Black has just played 22…Bc6 attacking the knight on f3, the key defender of the h2-pawn. 23.Rfd1! Rh3 24.Ra3! b6! Giving his King breathing room. 25.Bxb6 Basically forced, but it works beautifully, as 25…Bxa3 is answered by 26.bxa3 Rxf3 27.Qc5! and despite being a rook down, White is winning. 27…Qb7 28.Rad3! Kb8! 29.exf6 gxf6 30.Qf4+?? Hoping for 30…e5 31.Nxe5 fxe5 32.Qxe5+ and White crashes through first. Alas, the simple 30…Ka8 turns the tables for the last time. Rybka gives 30.Ne5, continuing the fun. A truly heart-wrenching way to end this pretty slugfest.

You’ll recall I went coffee-free for over a week in preparation for this event—an experiment I’m happy to say I’m still continuing. I did get a little tired during this 3.5 hour contest, but I also felt concentrated.

The next round, I had a full-point bye and kicked back in the hotel room watching the Presidential primary results roll in. Regarding coffee, as a calorie restrictor, finding a similarly robust replacement is difficult.

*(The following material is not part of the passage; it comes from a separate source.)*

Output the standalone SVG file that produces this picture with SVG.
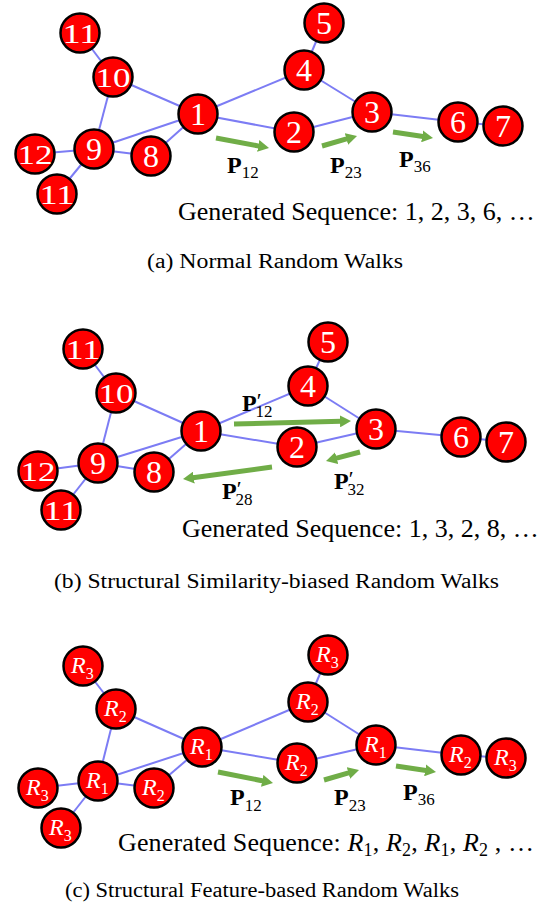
<svg xmlns="http://www.w3.org/2000/svg" width="549" height="915" viewBox="0 0 549 915">
<style>
.e{stroke:#7c7cf4;stroke-width:2;fill:none}
.nd circle{fill:#ff0000;stroke:#000;stroke-width:2.5}
.nd text{fill:#fff;font-family:'Liberation Serif','Times New Roman','DejaVu Serif',serif;text-anchor:middle}
.d1{font-size:32px}
.d2{font-size:28px}
.nd .r{font-family:'Liberation Serif','Times New Roman','DejaVu Serif',serif;font-size:24px;font-style:italic;fill:#fff;text-anchor:start}
.rs{font-size:16px;font-style:normal}
.arr{stroke:#70ad47;stroke-width:5;fill:none;marker-end:url(#ah)}
.pl{font-family:'Liberation Serif','Times New Roman','DejaVu Serif',serif;font-size:24px;font-weight:bold;fill:#000}
.sb{font-size:17px;font-weight:normal}
.pr{font-size:22px;font-weight:normal}
.seq{font-family:'Liberation Serif','Times New Roman','DejaVu Serif',serif;font-size:26px;fill:#000}
.cap{font-family:'Liberation Serif','Times New Roman','DejaVu Serif',serif;font-size:20px;fill:#000}
</style>
<defs>
<marker id="ah" viewBox="0 0 11 12" markerWidth="11" markerHeight="12" refX="1" refY="6" orient="auto" markerUnits="userSpaceOnUse">
<path d="M0,0 L11,6 L0,12 z" fill="#70ad47"/>
</marker>
</defs>

<!-- Panel (a) -->
<g id="edges-a">
<line class="e" x1="80" y1="33" x2="113" y2="77"/>
<line class="e" x1="113" y1="77" x2="198" y2="114"/>
<line class="e" x1="113" y1="77" x2="94" y2="149"/>
<line class="e" x1="94" y1="149" x2="198" y2="114"/>
<line class="e" x1="94" y1="149" x2="151" y2="156"/>
<line class="e" x1="151" y1="156" x2="198" y2="114"/>
<line class="e" x1="94" y1="149" x2="35" y2="154"/>
<line class="e" x1="94" y1="149" x2="57" y2="194"/>
<line class="e" x1="198" y1="114" x2="304" y2="70"/>
<line class="e" x1="198" y1="114" x2="294" y2="132"/>
<line class="e" x1="304" y1="70" x2="324" y2="23"/>
<line class="e" x1="304" y1="70" x2="372" y2="112"/>
<line class="e" x1="294" y1="132" x2="372" y2="112"/>
<line class="e" x1="372" y1="112" x2="458" y2="122"/>
<line class="e" x1="458" y1="122" x2="503" y2="126"/>
</g>
<g id="a-n11t" class="nd"><circle cx="80" cy="33" r="19.5"/><text class="d2" x="80" y="43" textLength="35" lengthAdjust="spacingAndGlyphs">11</text></g>
<g id="a-n10" class="nd"><circle cx="113" cy="77" r="19.5"/><text class="d2" x="113" y="87" textLength="35" lengthAdjust="spacingAndGlyphs">10</text></g>
<g id="a-n1" class="nd"><circle cx="198" cy="114" r="19.5"/><text class="d1" x="198" y="125">1</text></g>
<g id="a-n9" class="nd"><circle cx="94" cy="149" r="19.5"/><text class="d1" x="94" y="160">9</text></g>
<g id="a-n8" class="nd"><circle cx="151" cy="156" r="19.5"/><text class="d1" x="151" y="167">8</text></g>
<g id="a-n12" class="nd"><circle cx="35" cy="154" r="19.5"/><text class="d2" x="35" y="164" textLength="35" lengthAdjust="spacingAndGlyphs">12</text></g>
<g id="a-n11b" class="nd"><circle cx="57" cy="194" r="19.5"/><text class="d2" x="57" y="204" textLength="35" lengthAdjust="spacingAndGlyphs">11</text></g>
<g id="a-n5" class="nd"><circle cx="324" cy="23" r="19.5"/><text class="d1" x="324" y="34">5</text></g>
<g id="a-n4" class="nd"><circle cx="304" cy="70" r="19.5"/><text class="d1" x="304" y="81">4</text></g>
<g id="a-n3" class="nd"><circle cx="372" cy="112" r="19.5"/><text class="d1" x="372" y="123">3</text></g>
<g id="a-n2" class="nd"><circle cx="294" cy="132" r="19.5"/><text class="d1" x="294" y="143">2</text></g>
<g id="a-n6" class="nd"><circle cx="458" cy="122" r="19.5"/><text class="d1" x="458" y="133">6</text></g>
<g id="a-n7" class="nd"><circle cx="503" cy="126" r="19.5"/><text class="d1" x="503" y="137">7</text></g>
<g id="arrows-a">
<line class="arr" x1="216" y1="138" x2="259.2" y2="146.1"/>
<line class="arr" x1="322" y1="146" x2="347.4" y2="138.7"/>
<line class="arr" x1="393" y1="132" x2="423.1" y2="136.5"/>
</g>
<g id="labels-a">
<text class="pl" x="227" y="173">P<tspan class="sb" dy="5">12</tspan></text>
<text class="pl" x="330" y="173">P<tspan class="sb" dy="5">23</tspan></text>
<text class="pl" x="399" y="167">P<tspan class="sb" dy="5">36</tspan></text>
<text class="seq" x="178" y="220">Generated Sequence: 1, 2, 3, 6, …</text>
<text class="cap" x="147" y="268" textLength="256" lengthAdjust="spacingAndGlyphs">(a) Normal Random Walks</text>
</g>

<!-- Panel (b) -->
<g id="edges-b">
<line class="e" x1="83" y1="349" x2="116" y2="393"/>
<line class="e" x1="116" y1="393" x2="201" y2="431"/>
<line class="e" x1="116" y1="393" x2="98" y2="463"/>
<line class="e" x1="98" y1="463" x2="201" y2="431"/>
<line class="e" x1="98" y1="463" x2="154" y2="472"/>
<line class="e" x1="154" y1="472" x2="201" y2="431"/>
<line class="e" x1="98" y1="463" x2="38" y2="471"/>
<line class="e" x1="98" y1="463" x2="61" y2="510"/>
<line class="e" x1="201" y1="431" x2="308" y2="386"/>
<line class="e" x1="201" y1="431" x2="297" y2="447"/>
<line class="e" x1="308" y1="386" x2="328" y2="342"/>
<line class="e" x1="308" y1="386" x2="376" y2="429"/>
<line class="e" x1="297" y1="447" x2="376" y2="429"/>
<line class="e" x1="376" y1="429" x2="461" y2="437"/>
<line class="e" x1="461" y1="437" x2="506" y2="442"/>
</g>
<g id="b-n11t" class="nd"><circle cx="83" cy="349" r="19.5"/><text class="d2" x="83" y="359" textLength="35" lengthAdjust="spacingAndGlyphs">11</text></g>
<g id="b-n10" class="nd"><circle cx="116" cy="393" r="19.5"/><text class="d2" x="116" y="403" textLength="35" lengthAdjust="spacingAndGlyphs">10</text></g>
<g id="b-n1" class="nd"><circle cx="201" cy="431" r="19.5"/><text class="d1" x="201" y="442">1</text></g>
<g id="b-n9" class="nd"><circle cx="98" cy="463" r="19.5"/><text class="d1" x="98" y="474">9</text></g>
<g id="b-n8" class="nd"><circle cx="154" cy="472" r="19.5"/><text class="d1" x="154" y="483">8</text></g>
<g id="b-n12" class="nd"><circle cx="38" cy="471" r="19.5"/><text class="d2" x="38" y="481" textLength="35" lengthAdjust="spacingAndGlyphs">12</text></g>
<g id="b-n11b" class="nd"><circle cx="61" cy="510" r="19.5"/><text class="d2" x="61" y="520" textLength="35" lengthAdjust="spacingAndGlyphs">11</text></g>
<g id="b-n5" class="nd"><circle cx="328" cy="342" r="19.5"/><text class="d1" x="328" y="353">5</text></g>
<g id="b-n4" class="nd"><circle cx="308" cy="386" r="19.5"/><text class="d1" x="308" y="397">4</text></g>
<g id="b-n3" class="nd"><circle cx="376" cy="429" r="19.5"/><text class="d1" x="376" y="440">3</text></g>
<g id="b-n2" class="nd"><circle cx="297" cy="447" r="19.5"/><text class="d1" x="297" y="458">2</text></g>
<g id="b-n6" class="nd"><circle cx="461" cy="437" r="19.5"/><text class="d1" x="461" y="448">6</text></g>
<g id="b-n7" class="nd"><circle cx="506" cy="442" r="19.5"/><text class="d1" x="506" y="453">7</text></g>
<g id="arrows-b">
<line class="arr" x1="234" y1="424" x2="341" y2="421.3"/>
<line class="arr" x1="360" y1="452" x2="335.7" y2="458.4"/>
<line class="arr" x1="272" y1="467" x2="192.9" y2="477.7"/>
</g>
<g id="labels-b">
<text class="pl" x="242" y="411">P<tspan class="pr" dy="-3">′</tspan><tspan class="sb" dx="-6" dy="9">12</tspan></text>
<text class="pl" x="222" y="499">P<tspan class="pr" dy="-3">′</tspan><tspan class="sb" dx="-6" dy="9">28</tspan></text>
<text class="pl" x="334" y="489">P<tspan class="pr" dy="-3">′</tspan><tspan class="sb" dx="-6" dy="9">32</tspan></text>
<text class="seq" x="182" y="537">Generated Sequence: 1, 3, 2, 8, …</text>
<text class="cap" x="54" y="588" textLength="445" lengthAdjust="spacingAndGlyphs">(b) Structural Similarity-biased Random Walks</text>
</g>

<!-- Panel (c) -->
<g id="edges-c">
<line class="e" x1="83" y1="666" x2="116" y2="709"/>
<line class="e" x1="116" y1="709" x2="202" y2="747"/>
<line class="e" x1="116" y1="709" x2="98" y2="781"/>
<line class="e" x1="98" y1="781" x2="202" y2="747"/>
<line class="e" x1="98" y1="781" x2="154" y2="788"/>
<line class="e" x1="154" y1="788" x2="202" y2="747"/>
<line class="e" x1="98" y1="781" x2="38" y2="788"/>
<line class="e" x1="98" y1="781" x2="61" y2="828"/>
<line class="e" x1="202" y1="747" x2="308" y2="702"/>
<line class="e" x1="202" y1="747" x2="297" y2="763"/>
<line class="e" x1="308" y1="702" x2="328" y2="655"/>
<line class="e" x1="308" y1="702" x2="376" y2="745"/>
<line class="e" x1="297" y1="763" x2="376" y2="745"/>
<line class="e" x1="376" y1="745" x2="461" y2="755"/>
<line class="e" x1="461" y1="755" x2="506" y2="758"/>
</g>
<g id="c-r3t" class="nd"><circle cx="83" cy="666" r="19.5"/><text class="r" x="71" y="673">R<tspan class="rs" dy="6">3</tspan></text></g>
<g id="c-r2a" class="nd"><circle cx="116" cy="709" r="19.5"/><text class="r" x="104" y="716">R<tspan class="rs" dy="6">2</tspan></text></g>
<g id="c-r1c" class="nd"><circle cx="202" cy="747" r="19.5"/><text class="r" x="190" y="754">R<tspan class="rs" dy="6">1</tspan></text></g>
<g id="c-r1l" class="nd"><circle cx="98" cy="781" r="19.5"/><text class="r" x="86" y="788">R<tspan class="rs" dy="6">1</tspan></text></g>
<g id="c-r2l" class="nd"><circle cx="154" cy="788" r="19.5"/><text class="r" x="142" y="795">R<tspan class="rs" dy="6">2</tspan></text></g>
<g id="c-r3l" class="nd"><circle cx="38" cy="788" r="19.5"/><text class="r" x="26" y="795">R<tspan class="rs" dy="6">3</tspan></text></g>
<g id="c-r3b" class="nd"><circle cx="61" cy="828" r="19.5"/><text class="r" x="49" y="835">R<tspan class="rs" dy="6">3</tspan></text></g>
<g id="c-r3top" class="nd"><circle cx="328" cy="655" r="19.5"/><text class="r" x="316" y="662">R<tspan class="rs" dy="6">3</tspan></text></g>
<g id="c-r2top" class="nd"><circle cx="308" cy="702" r="19.5"/><text class="r" x="296" y="709">R<tspan class="rs" dy="6">2</tspan></text></g>
<g id="c-r1r" class="nd"><circle cx="376" cy="745" r="19.5"/><text class="r" x="364" y="752">R<tspan class="rs" dy="6">1</tspan></text></g>
<g id="c-r2m" class="nd"><circle cx="297" cy="763" r="19.5"/><text class="r" x="285" y="770">R<tspan class="rs" dy="6">2</tspan></text></g>
<g id="c-r2r" class="nd"><circle cx="461" cy="755" r="19.5"/><text class="r" x="449" y="762">R<tspan class="rs" dy="6">2</tspan></text></g>
<g id="c-r3r" class="nd"><circle cx="506" cy="758" r="19.5"/><text class="r" x="494" y="765">R<tspan class="rs" dy="6">3</tspan></text></g>
<g id="arrows-c">
<line class="arr" x1="218" y1="772" x2="263.2" y2="781"/>
<line class="arr" x1="324" y1="780" x2="349.4" y2="772.7"/>
<line class="arr" x1="396" y1="766" x2="426.1" y2="770.5"/>
</g>
<g id="labels-c">
<text class="pl" x="230" y="805">P<tspan class="sb" dy="6">12</tspan></text>
<text class="pl" x="334" y="805">P<tspan class="sb" dy="6">23</tspan></text>
<text class="pl" x="403" y="800">P<tspan class="sb" dy="5">36</tspan></text>
<text class="seq" x="118" y="851" textLength="416" lengthAdjust="spacing">Generated Sequence: <tspan font-style="italic">R</tspan><tspan font-size="18" dy="5">1</tspan><tspan dy="-5">, </tspan><tspan font-style="italic">R</tspan><tspan font-size="18" dy="5">2</tspan><tspan dy="-5">, </tspan><tspan font-style="italic">R</tspan><tspan font-size="18" dy="5">1</tspan><tspan dy="-5">, </tspan><tspan font-style="italic">R</tspan><tspan font-size="18" dy="5">2</tspan><tspan dy="-5"> , …</tspan></text>
<text class="cap" x="65" y="897" textLength="394" lengthAdjust="spacingAndGlyphs">(c) Structural Feature-based Random Walks</text>
</g>
</svg>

I really like Teeccino and all its flavors, but it’s actually rather calorific (20 per Tb), especially when replacing an 8-12 cup a day habit.

In the morning, I was ready to kick butt, feeling good about my overall play, if not the result, and fueled by an all-fruit breakfast of a couple apples, an orange, and a banana. I had the Black pieces against the young Class A player Kevin Ma. Apparently, I played a new move as early as the eighth—rare these days in the ultra-booked environment of modern-day chess.

My Theoretical Novelty in the Accelerated Dragon









8…Bxf3 Previously, only 8…Ne5 had been played. Now White has to take 9.Bxf3, retaining a slight edge. Instead he fell into the trap and continued with 9.dxc6 Bxe2! 10.Qa4? The mistake must be admitted, and the damage minimized to the loss of a pawn, by recapturing on e2. 10…Bxc3+! 11.bxc3 b5 12.Qd4 e5 13.Qd5 Bc4 14.c7 Bxd5 14…Qc8 15.Qxd6 allows too much counterplay. Better to return the piece and head into a relatively easy endgame without all the risk. 15.cxd8/Q+ Rxd8 16. exd5 Rc8 etc..

In the final round, I achieved a better position in the early middlegame against the legendary Master, 76 year old John Curdo. I then sacrificed a pawn for an attack that unfortunately came up short. He gave back the pawn and in the resulting equal late middlegame / early endgame with rooks and queens, proceeded to outplay me. My opponent took a share of third place for his efforts, and I missed out on a portion of the Under 2100 prize by half a point. :(

On the whole though, a most enjoyable tourney and much needed vacation. I didn’t even do any work on the internet! I can proudly say I read a few emails and that’s it. :) Waiting for me at home was a ton of shoveling. Indeed, the drive home was treacherous and slow, with at least a dozen cars off the road along 293 out of Manchester. Yikes. Even at 20 MPH, my anti-locks felt the need to kick in on occasion.